╭─ Exercise material

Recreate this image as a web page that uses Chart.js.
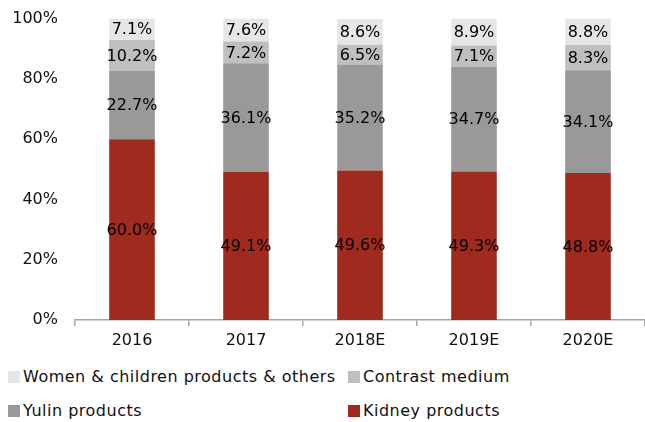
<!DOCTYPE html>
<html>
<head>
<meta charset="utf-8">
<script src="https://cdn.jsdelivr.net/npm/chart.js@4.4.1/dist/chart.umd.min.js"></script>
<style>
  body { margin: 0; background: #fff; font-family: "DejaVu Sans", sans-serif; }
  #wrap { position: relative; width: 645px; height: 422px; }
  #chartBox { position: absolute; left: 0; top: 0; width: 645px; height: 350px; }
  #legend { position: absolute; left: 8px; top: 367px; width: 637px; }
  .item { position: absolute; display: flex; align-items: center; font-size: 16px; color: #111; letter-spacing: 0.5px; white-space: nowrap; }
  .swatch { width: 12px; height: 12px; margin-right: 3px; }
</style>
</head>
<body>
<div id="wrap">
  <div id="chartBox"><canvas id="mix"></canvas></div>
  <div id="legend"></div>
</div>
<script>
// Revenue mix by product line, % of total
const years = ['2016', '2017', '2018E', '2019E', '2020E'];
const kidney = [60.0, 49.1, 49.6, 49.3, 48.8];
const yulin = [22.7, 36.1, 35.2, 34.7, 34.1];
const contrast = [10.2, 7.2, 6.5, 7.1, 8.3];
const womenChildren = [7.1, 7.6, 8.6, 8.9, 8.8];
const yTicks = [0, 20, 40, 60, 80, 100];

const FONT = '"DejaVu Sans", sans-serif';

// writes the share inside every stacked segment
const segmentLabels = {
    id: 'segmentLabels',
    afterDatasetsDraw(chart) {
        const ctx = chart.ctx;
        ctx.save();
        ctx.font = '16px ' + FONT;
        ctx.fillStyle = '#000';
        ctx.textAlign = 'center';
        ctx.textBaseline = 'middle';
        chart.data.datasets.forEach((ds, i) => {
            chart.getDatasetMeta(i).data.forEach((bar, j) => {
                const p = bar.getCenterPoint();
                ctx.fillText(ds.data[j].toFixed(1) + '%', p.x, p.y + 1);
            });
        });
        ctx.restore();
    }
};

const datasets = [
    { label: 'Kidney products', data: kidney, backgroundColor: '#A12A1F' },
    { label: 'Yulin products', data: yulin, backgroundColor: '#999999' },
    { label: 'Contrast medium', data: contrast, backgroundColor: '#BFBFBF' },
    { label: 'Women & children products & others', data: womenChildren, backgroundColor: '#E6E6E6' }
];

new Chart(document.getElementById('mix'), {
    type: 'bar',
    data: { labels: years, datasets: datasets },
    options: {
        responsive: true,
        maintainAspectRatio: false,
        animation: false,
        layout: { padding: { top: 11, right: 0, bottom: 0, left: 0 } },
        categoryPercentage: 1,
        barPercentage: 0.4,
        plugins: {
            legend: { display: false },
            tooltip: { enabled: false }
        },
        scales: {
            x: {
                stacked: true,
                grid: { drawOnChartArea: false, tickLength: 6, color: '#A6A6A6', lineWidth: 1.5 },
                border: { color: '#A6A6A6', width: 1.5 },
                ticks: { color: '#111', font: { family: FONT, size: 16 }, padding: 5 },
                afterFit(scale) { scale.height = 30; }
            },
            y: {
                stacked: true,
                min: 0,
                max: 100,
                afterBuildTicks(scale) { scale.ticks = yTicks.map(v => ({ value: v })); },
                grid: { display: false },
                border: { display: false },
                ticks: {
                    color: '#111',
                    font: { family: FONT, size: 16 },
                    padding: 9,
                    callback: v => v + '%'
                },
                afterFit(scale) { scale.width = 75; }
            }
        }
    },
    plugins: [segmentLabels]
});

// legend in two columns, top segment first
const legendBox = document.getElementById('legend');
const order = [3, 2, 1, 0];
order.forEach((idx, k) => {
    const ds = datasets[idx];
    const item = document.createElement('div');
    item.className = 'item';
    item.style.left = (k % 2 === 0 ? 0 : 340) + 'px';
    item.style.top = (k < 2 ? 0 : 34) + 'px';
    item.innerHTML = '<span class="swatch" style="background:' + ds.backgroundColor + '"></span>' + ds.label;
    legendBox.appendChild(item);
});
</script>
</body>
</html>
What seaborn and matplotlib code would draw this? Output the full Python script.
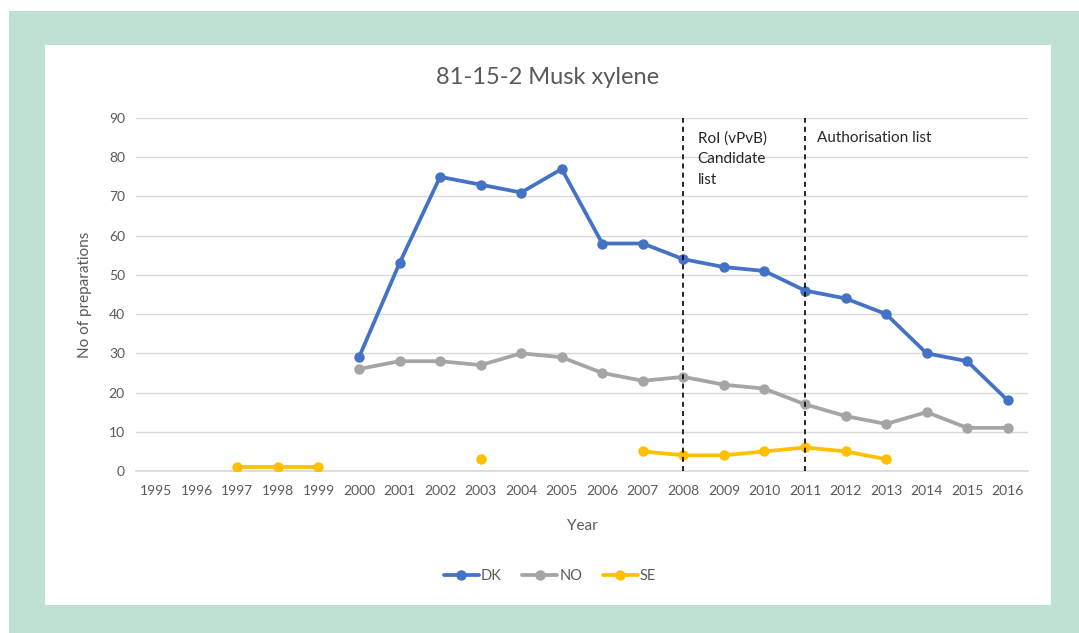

╰─

Repeat everything in the records precisely. Images are excluded from the copy.

● **Response**
Recreate this image as a web page that uses Chart.js.
<!DOCTYPE html>
<html>
<head>
<meta charset="utf-8">
<script src="https://cdn.jsdelivr.net/npm/chart.js@4.4.1/dist/chart.umd.min.js"></script>
<style>
  body { margin: 0; background: #fff; font-family: "DejaVu Sans", sans-serif; }
  #wrap { position: relative; width: 645px; height: 422px; }
  #chartBox { position: absolute; left: 0; top: 0; width: 645px; height: 350px; }
  #legend { position: absolute; left: 8px; top: 367px; width: 637px; }
  .item { position: absolute; display: flex; align-items: center; font-size: 16px; color: #111; letter-spacing: 0.5px; white-space: nowrap; }
  .swatch { width: 12px; height: 12px; margin-right: 3px; }
</style>
</head>
<body>
<div id="wrap">
  <div id="chartBox"><canvas id="mix"></canvas></div>
  <div id="legend"></div>
</div>
<script>
// Revenue mix by product line, % of total
const years = ['2016', '2017', '2018E', '2019E', '2020E'];
const kidney = [60.0, 49.1, 49.6, 49.3, 48.8];
const yulin = [22.7, 36.1, 35.2, 34.7, 34.1];
const contrast = [10.2, 7.2, 6.5, 7.1, 8.3];
const womenChildren = [7.1, 7.6, 8.6, 8.9, 8.8];
const yTicks = [0, 20, 40, 60, 80, 100];

const FONT = '"DejaVu Sans", sans-serif';

// writes the share inside every stacked segment
const segmentLabels = {
    id: 'segmentLabels',
    afterDatasetsDraw(chart) {
        const ctx = chart.ctx;
        ctx.save();
        ctx.font = '16px ' + FONT;
        ctx.fillStyle = '#000';
        ctx.textAlign = 'center';
        ctx.textBaseline = 'middle';
        chart.data.datasets.forEach((ds, i) => {
            chart.getDatasetMeta(i).data.forEach((bar, j) => {
                const p = bar.getCenterPoint();
                ctx.fillText(ds.data[j].toFixed(1) + '%', p.x, p.y + 1);
            });
        });
        ctx.restore();
    }
};

const datasets = [
    { label: 'Kidney products', data: kidney, backgroundColor: '#A12A1F' },
    { label: 'Yulin products', data: yulin, backgroundColor: '#999999' },
    { label: 'Contrast medium', data: contrast, backgroundColor: '#BFBFBF' },
    { label: 'Women & children products & others', data: womenChildren, backgroundColor: '#E6E6E6' }
];

new Chart(document.getElementById('mix'), {
    type: 'bar',
    data: { labels: years, datasets: datasets },
    options: {
        responsive: true,
        maintainAspectRatio: false,
        animation: false,
        layout: { padding: { top: 11, right: 0, bottom: 0, left: 0 } },
        categoryPercentage: 1,
        barPercentage: 0.4,
        plugins: {
            legend: { display: false },
            tooltip: { enabled: false }
        },
        scales: {
            x: {
                stacked: true,
                grid: { drawOnChartArea: false, tickLength: 6, color: '#A6A6A6', lineWidth: 1.5 },
                border: { color: '#A6A6A6', width: 1.5 },
                ticks: { color: '#111', font: { family: FONT, size: 16 }, padding: 5 },
                afterFit(scale) { scale.height = 30; }
            },
            y: {
                stacked: true,
                min: 0,
                max: 100,
                afterBuildTicks(scale) { scale.ticks = yTicks.map(v => ({ value: v })); },
                grid: { display: false },
                border: { display: false },
                ticks: {
                    color: '#111',
                    font: { family: FONT, size: 16 },
                    padding: 9,
                    callback: v => v + '%'
                },
                afterFit(scale) { scale.width = 75; }
            }
        }
    },
    plugins: [segmentLabels]
});

// legend in two columns, top segment first
const legendBox = document.getElementById('legend');
const order = [3, 2, 1, 0];
order.forEach((idx, k) => {
    const ds = datasets[idx];
    const item = document.createElement('div');
    item.className = 'item';
    item.style.left = (k % 2 === 0 ? 0 : 340) + 'px';
    item.style.top = (k < 2 ? 0 : 34) + 'px';
    item.innerHTML = '<span class="swatch" style="background:' + ds.backgroundColor + '"></span>' + ds.label;
    legendBox.appendChild(item);
});
</script>
</body>
</html>
What seaborn and matplotlib code would draw this? Output the full Python script.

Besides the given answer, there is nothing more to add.